The Indian Navy inducted INS Mahe, the first Mahe-class Anti-Submarine Warfare Shallow Water Craft. The vessel is meant for operations in shallow coastal waters. Its stated roles are coastal surveillance, mine-laying and anti-submarine operations in shallow waters along India’s coastline. In that sense, it strengthens India’s near-shore maritime security and the Navy’s littoral defence capability.

For exams, INS Mahe should be studied as an important example of defence technology, maritime security and indigenous defence production. A Ministry of Defence release said Mahe was to be commissioned at the Naval Dockyard, Mumbai, on 24 November 2025. The same release said the Mahe-class has more than 80% indigenous content.
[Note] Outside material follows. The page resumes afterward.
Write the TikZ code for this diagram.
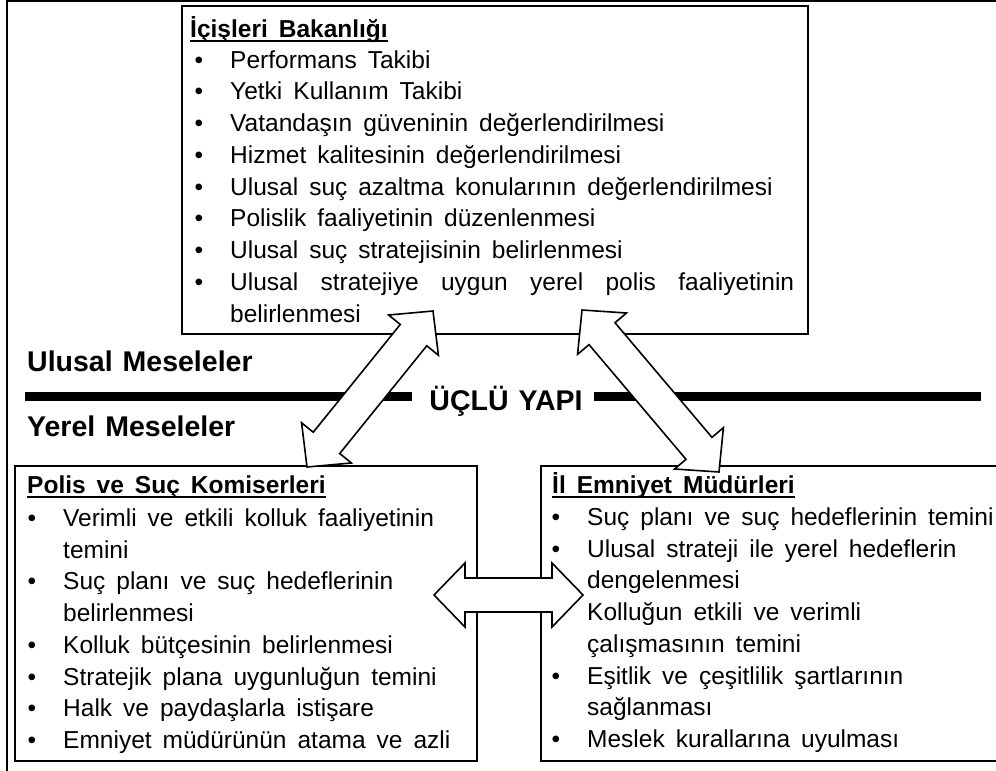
\documentclass[tikz,border=0pt]{standalone}
\usepackage{fontspec}
\setmainfont{Liberation Sans}
\usetikzlibrary{calc}

% text settings
\newcommand\bodyfont{\fontsize{24.5pt}{31.7pt}\selectfont\spaceskip=11pt plus 1pt minus 1pt\relax}
\newcommand\bigfont{\fontsize{28.5pt}{34pt}\selectfont\bfseries\spaceskip=10pt plus 1pt minus 1pt\relax}
% bullet hanging left of the item text
\newcommand\bul{\llap{•\hspace{27pt}}}
% bold underlined box title
\newcommand\boxtitle[1]{\setbox0\hbox{\bfseries #1}\rlap{\rule[-4.5pt]{\wd0}{1.8pt}}\box0}
% white block arrow with a head at both ends, tip to tip
\newcommand\blockarrow[2]{%
  \draw[arrowbody]
    (#1) -- ($(#1)!31pt!(#2)!32pt!90:(#2)$)
    -- ($(#1)!31pt!(#2)!17pt!90:(#2)$)
    -- ($(#2)!31pt!(#1)!17pt!-90:(#1)$)
    -- ($(#2)!31pt!(#1)!32pt!-90:(#1)$)
    -- (#2)
    -- ($(#2)!31pt!(#1)!32pt!90:(#1)$)
    -- ($(#2)!31pt!(#1)!17pt!90:(#1)$)
    -- ($(#1)!31pt!(#2)!17pt!-90:(#2)$)
    -- ($(#1)!31pt!(#2)!32pt!-90:(#2)$)
    -- cycle;}

\tikzset{
  frameline/.style={line width=2pt},
  panel/.style={draw, line width=2pt, fill=white, inner sep=0pt, anchor=north west},
  txt/.style={anchor=base west, inner sep=0pt, font=\bodyfont},
  bigtxt/.style={anchor=base west, inner sep=0pt, font=\bigfont},
  divider/.style={line width=9pt},
  arrowbody/.style={draw, fill=white, line width=1.6pt, line join=miter},
}

\begin{document}
\begin{tikzpicture}[x=1pt, y=-1pt]
\useasboundingbox (0,0) rectangle (996,771);

% outer frame (top and left)
\draw[frameline] (996,1) -- (7,1) -- (7,771);

% panels
\node[panel, minimum width=626pt, minimum height=328pt] (ministry) at (181,5) {};
\node[panel, minimum width=462pt, minimum height=295pt] (commissioners) at (14,465) {};
\node[panel, minimum width=470pt, minimum height=295pt] (chiefs) at (540,465) {};

% ministry panel text
\node[txt] (ministry-title) at (190,37) {\boxtitle{İçişleri Bakanlığı}};
\foreach \t [count=\i from 0] in {
  {\bul Performans Takibi},
  {\bul Yetki Kullanım Takibi},
  {\bul Vatandaşın güveninin değerlendirilmesi},
  {\bul Hizmet kalitesinin değerlendirilmesi},
  {\bul Ulusal suç azaltma konularının değerlendirilmesi},
  {\bul Polislik faaliyetinin düzenlenmesi},
  {\bul Ulusal suç stratejisinin belirlenmesi},
  {\bul\makebox[564pt][s]{Ulusal stratejiye uygun yerel polis faaliyetinin}},
  {belirlenmesi}}
  \node[txt, name=ministry-\i] at (230,{68+31.75*\i}) {\t};

% commissioners panel text
\node[txt] (comm-title) at (27,493) {\boxtitle{Polis ve Suç Komiserleri}};
\foreach \t [count=\i from 0] in {
  {\bul Verimli ve etkili kolluk faaliyetinin},
  {temini},
  {\bul Suç planı ve suç hedeflerinin},
  {belirlenmesi},
  {\bul Kolluk bütçesinin belirlenmesi},
  {\bul Stratejik plana uygunluğun temini},
  {\bul Halk ve paydaşlarla istişare},
  {\bul Emniyet müdürünün atama ve azli}}
  \node[txt, name=comm-\i] at (63,{526.5+31.7*\i}) {\t};

% chiefs panel text
\node[txt] (chiefs-title) at (552,493) {\boxtitle{İl Emniyet Müdürleri}};
\foreach \t [count=\i from 0] in {
  {\bul Suç planı ve suç hedeflerinin temini},
  {\bul Ulusal strateji ile yerel hedeflerin},
  {dengelenmesi},
  {Kolluğun etkili ve verimli},
  {çalışmasının temini},
  {\bul Eşitlik ve çeşitlilik şartlarının},
  {sağlanması},
  {\bul Meslek kurallarına uyulması}}
  \node[txt, name=chiefs-\i] at (587,{525.5+31.7*\i}) {\t};

% national / local divider
\node[bigtxt] (national) at (27,371) {Ulusal Meseleler};
\node[bigtxt] (local) at (27,436) {Yerel Meseleler};
\node[bigtxt, anchor=base] (triple) at (506,410) {ÜÇLÜ YAPI};
\coordinate (divL) at (25,396.5);
\coordinate (gapL) at (412,396.5);
\coordinate (gapR) at (594,396.5);
\coordinate (divR) at (981,396.5);
\draw[divider] (divL) -- (gapL);
\draw[divider] (gapR) -- (divR);

% arrow tips
\coordinate (mL) at (433,311);
\coordinate (cT) at (307,467);
\coordinate (mR) at (582,310);
\coordinate (hT) at (719,472);
\coordinate (cR) at (434,595);
\coordinate (hL) at (583,595);

\blockarrow{cT}{mL}
\blockarrow{mR}{hT}
\blockarrow{cR}{hL}
\end{tikzpicture}
\end{document}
This makes the development relevant not only as the induction of a new naval vessel, but also as an indicator of India’s growing capability in warship design, construction and systems integration.

In prelims, the likely factual hooks are the name, class, service and function: INS Mahe is the first Mahe-class ASW-SWC of the Indian Navy and is designed for coastal surveillance, mine-laying and anti-submarine operations. In mains, it can be linked with maritime border security, coastal surveillance, indigenous defence manufacturing and near-shore maritime preparedness. It is also a clear example of linking defence news with static GK. For static GK, connect it with naval anti-submarine capability, littoral waters and defence modernisation.